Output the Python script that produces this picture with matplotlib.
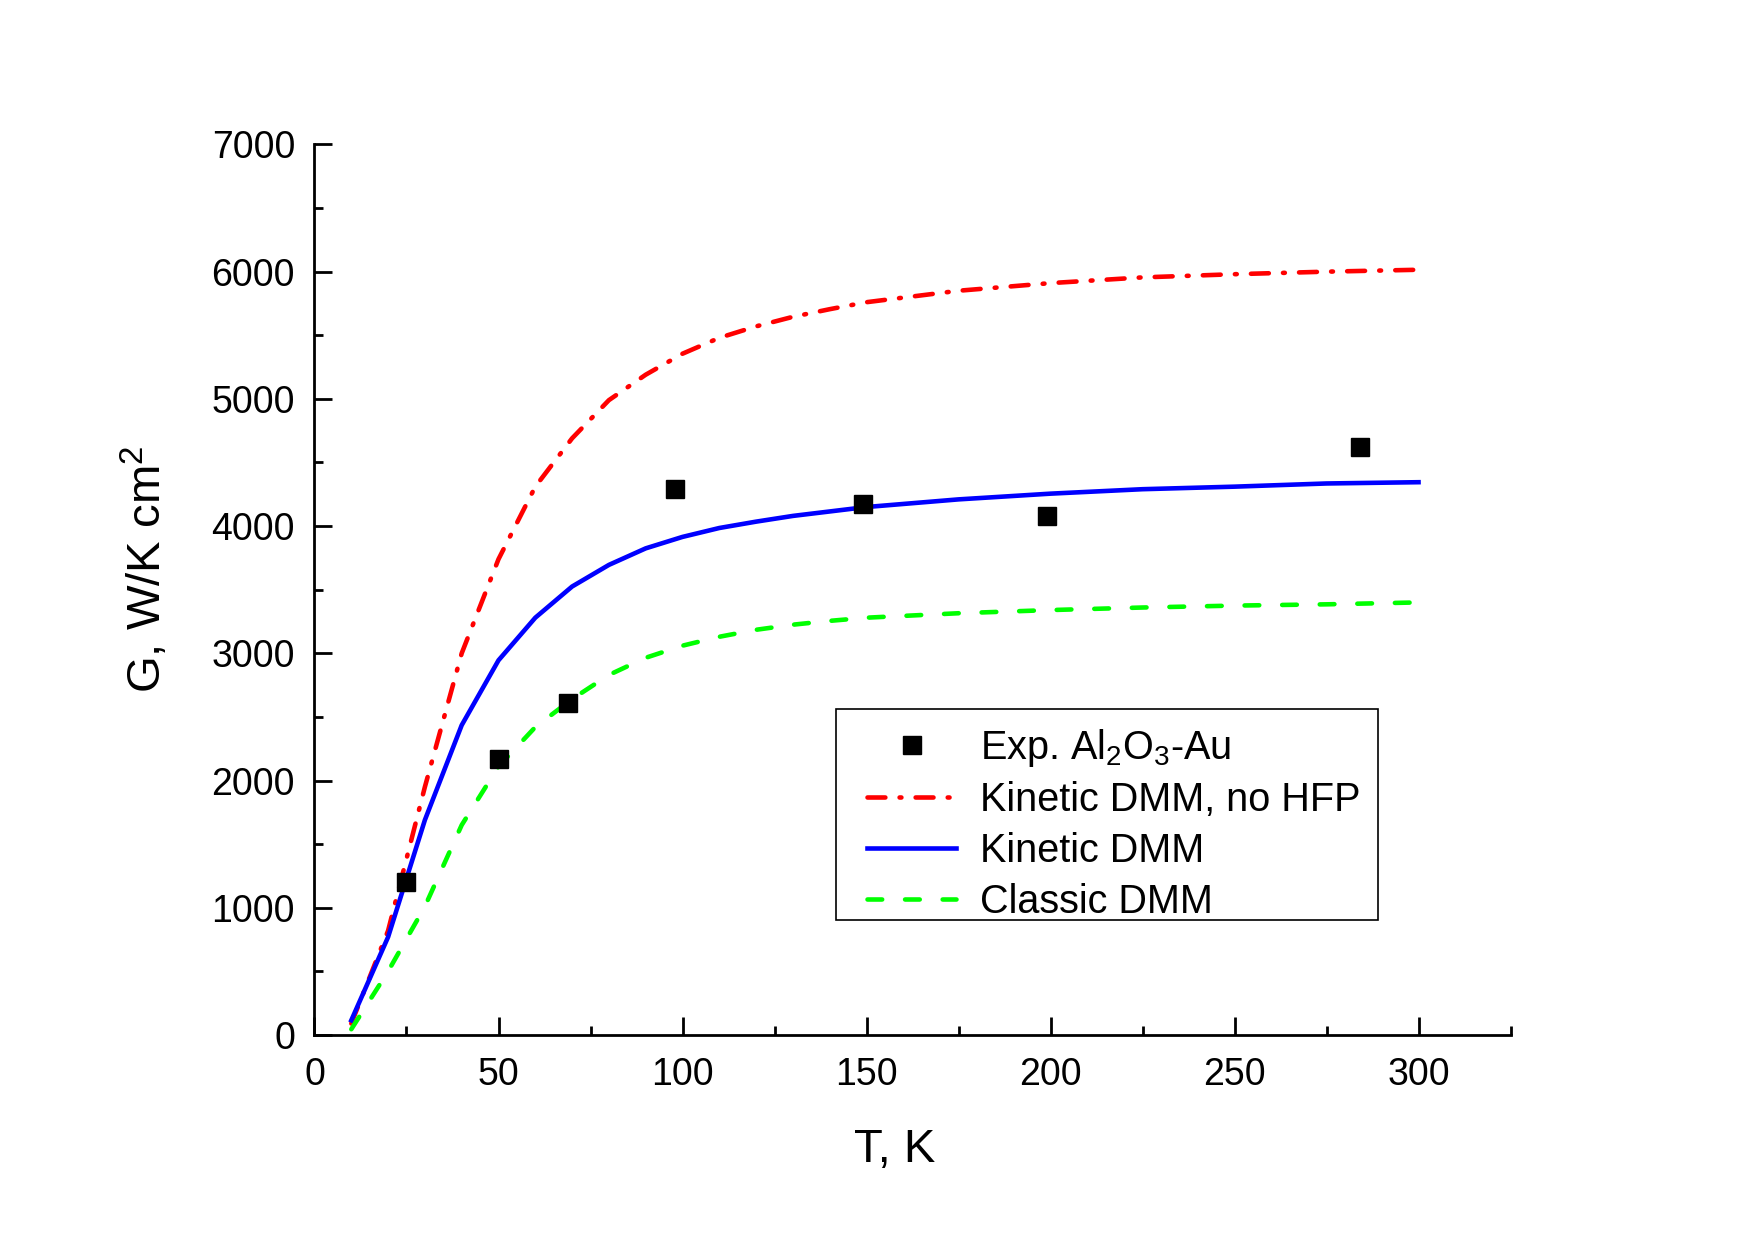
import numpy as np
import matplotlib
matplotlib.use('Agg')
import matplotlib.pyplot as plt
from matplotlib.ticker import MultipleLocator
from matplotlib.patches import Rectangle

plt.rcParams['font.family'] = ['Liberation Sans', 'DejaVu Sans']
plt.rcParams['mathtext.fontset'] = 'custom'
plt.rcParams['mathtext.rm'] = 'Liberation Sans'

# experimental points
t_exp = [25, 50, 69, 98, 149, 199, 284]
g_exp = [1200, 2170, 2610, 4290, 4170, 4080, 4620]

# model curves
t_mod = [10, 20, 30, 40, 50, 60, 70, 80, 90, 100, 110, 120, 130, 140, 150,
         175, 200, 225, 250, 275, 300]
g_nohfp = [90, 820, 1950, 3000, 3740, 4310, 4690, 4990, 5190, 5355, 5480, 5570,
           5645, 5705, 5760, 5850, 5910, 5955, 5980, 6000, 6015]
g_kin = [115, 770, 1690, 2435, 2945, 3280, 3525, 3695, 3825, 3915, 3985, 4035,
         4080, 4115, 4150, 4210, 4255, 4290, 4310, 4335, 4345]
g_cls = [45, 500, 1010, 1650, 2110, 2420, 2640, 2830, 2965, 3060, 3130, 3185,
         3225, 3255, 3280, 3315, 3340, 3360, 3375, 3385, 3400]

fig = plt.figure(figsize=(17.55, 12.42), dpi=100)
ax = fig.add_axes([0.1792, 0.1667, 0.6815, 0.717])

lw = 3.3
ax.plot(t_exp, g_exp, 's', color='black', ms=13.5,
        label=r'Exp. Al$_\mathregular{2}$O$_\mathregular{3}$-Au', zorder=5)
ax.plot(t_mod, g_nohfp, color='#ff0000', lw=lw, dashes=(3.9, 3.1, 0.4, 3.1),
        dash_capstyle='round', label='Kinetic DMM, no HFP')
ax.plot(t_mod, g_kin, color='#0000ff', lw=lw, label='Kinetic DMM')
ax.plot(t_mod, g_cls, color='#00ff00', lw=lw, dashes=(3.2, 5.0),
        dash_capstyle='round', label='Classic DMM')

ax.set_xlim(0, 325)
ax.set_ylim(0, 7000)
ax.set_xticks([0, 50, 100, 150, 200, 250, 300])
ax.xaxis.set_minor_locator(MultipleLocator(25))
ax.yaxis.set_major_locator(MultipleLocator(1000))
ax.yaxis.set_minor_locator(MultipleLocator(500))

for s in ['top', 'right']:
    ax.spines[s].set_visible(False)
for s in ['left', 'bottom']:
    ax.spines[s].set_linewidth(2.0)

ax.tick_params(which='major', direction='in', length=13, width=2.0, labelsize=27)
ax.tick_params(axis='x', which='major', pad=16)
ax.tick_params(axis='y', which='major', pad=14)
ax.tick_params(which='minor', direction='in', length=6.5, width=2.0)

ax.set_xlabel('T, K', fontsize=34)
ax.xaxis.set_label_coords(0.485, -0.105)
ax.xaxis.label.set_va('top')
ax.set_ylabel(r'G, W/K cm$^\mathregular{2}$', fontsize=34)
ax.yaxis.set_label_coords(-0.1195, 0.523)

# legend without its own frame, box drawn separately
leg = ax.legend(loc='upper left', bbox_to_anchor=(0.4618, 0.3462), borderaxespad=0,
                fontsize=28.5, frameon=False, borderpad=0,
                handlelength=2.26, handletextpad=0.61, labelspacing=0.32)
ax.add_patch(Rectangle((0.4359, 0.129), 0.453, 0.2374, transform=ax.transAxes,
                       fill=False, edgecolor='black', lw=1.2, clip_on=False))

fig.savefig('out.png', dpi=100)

▸ **What is being asked**
Working from the material above, transcribe it exactly while omitting pictures.

▸ **Solution**
Output the Python script that produces this picture with matplotlib.
import numpy as np
import matplotlib
matplotlib.use('Agg')
import matplotlib.pyplot as plt
from matplotlib.ticker import MultipleLocator
from matplotlib.patches import Rectangle

plt.rcParams['font.family'] = ['Liberation Sans', 'DejaVu Sans']
plt.rcParams['mathtext.fontset'] = 'custom'
plt.rcParams['mathtext.rm'] = 'Liberation Sans'

# experimental points
t_exp = [25, 50, 69, 98, 149, 199, 284]
g_exp = [1200, 2170, 2610, 4290, 4170, 4080, 4620]

# model curves
t_mod = [10, 20, 30, 40, 50, 60, 70, 80, 90, 100, 110, 120, 130, 140, 150,
         175, 200, 225, 250, 275, 300]
g_nohfp = [90, 820, 1950, 3000, 3740, 4310, 4690, 4990, 5190, 5355, 5480, 5570,
           5645, 5705, 5760, 5850, 5910, 5955, 5980, 6000, 6015]
g_kin = [115, 770, 1690, 2435, 2945, 3280, 3525, 3695, 3825, 3915, 3985, 4035,
         4080, 4115, 4150, 4210, 4255, 4290, 4310, 4335, 4345]
g_cls = [45, 500, 1010, 1650, 2110, 2420, 2640, 2830, 2965, 3060, 3130, 3185,
         3225, 3255, 3280, 3315, 3340, 3360, 3375, 3385, 3400]

fig = plt.figure(figsize=(17.55, 12.42), dpi=100)
ax = fig.add_axes([0.1792, 0.1667, 0.6815, 0.717])

lw = 3.3
ax.plot(t_exp, g_exp, 's', color='black', ms=13.5,
        label=r'Exp. Al$_\mathregular{2}$O$_\mathregular{3}$-Au', zorder=5)
ax.plot(t_mod, g_nohfp, color='#ff0000', lw=lw, dashes=(3.9, 3.1, 0.4, 3.1),
        dash_capstyle='round', label='Kinetic DMM, no HFP')
ax.plot(t_mod, g_kin, color='#0000ff', lw=lw, label='Kinetic DMM')
ax.plot(t_mod, g_cls, color='#00ff00', lw=lw, dashes=(3.2, 5.0),
        dash_capstyle='round', label='Classic DMM')

ax.set_xlim(0, 325)
ax.set_ylim(0, 7000)
ax.set_xticks([0, 50, 100, 150, 200, 250, 300])
ax.xaxis.set_minor_locator(MultipleLocator(25))
ax.yaxis.set_major_locator(MultipleLocator(1000))
ax.yaxis.set_minor_locator(MultipleLocator(500))

for s in ['top', 'right']:
    ax.spines[s].set_visible(False)
for s in ['left', 'bottom']:
    ax.spines[s].set_linewidth(2.0)

ax.tick_params(which='major', direction='in', length=13, width=2.0, labelsize=27)
ax.tick_params(axis='x', which='major', pad=16)
ax.tick_params(axis='y', which='major', pad=14)
ax.tick_params(which='minor', direction='in', length=6.5, width=2.0)

ax.set_xlabel('T, K', fontsize=34)
ax.xaxis.set_label_coords(0.485, -0.105)
ax.xaxis.label.set_va('top')
ax.set_ylabel(r'G, W/K cm$^\mathregular{2}$', fontsize=34)
ax.yaxis.set_label_coords(-0.1195, 0.523)

# legend without its own frame, box drawn separately
leg = ax.legend(loc='upper left', bbox_to_anchor=(0.4618, 0.3462), borderaxespad=0,
                fontsize=28.5, frameon=False, borderpad=0,
                handlelength=2.26, handletextpad=0.61, labelspacing=0.32)
ax.add_patch(Rectangle((0.4359, 0.129), 0.453, 0.2374, transform=ax.transAxes,
                       fill=False, edgecolor='black', lw=1.2, clip_on=False))

fig.savefig('out.png', dpi=100)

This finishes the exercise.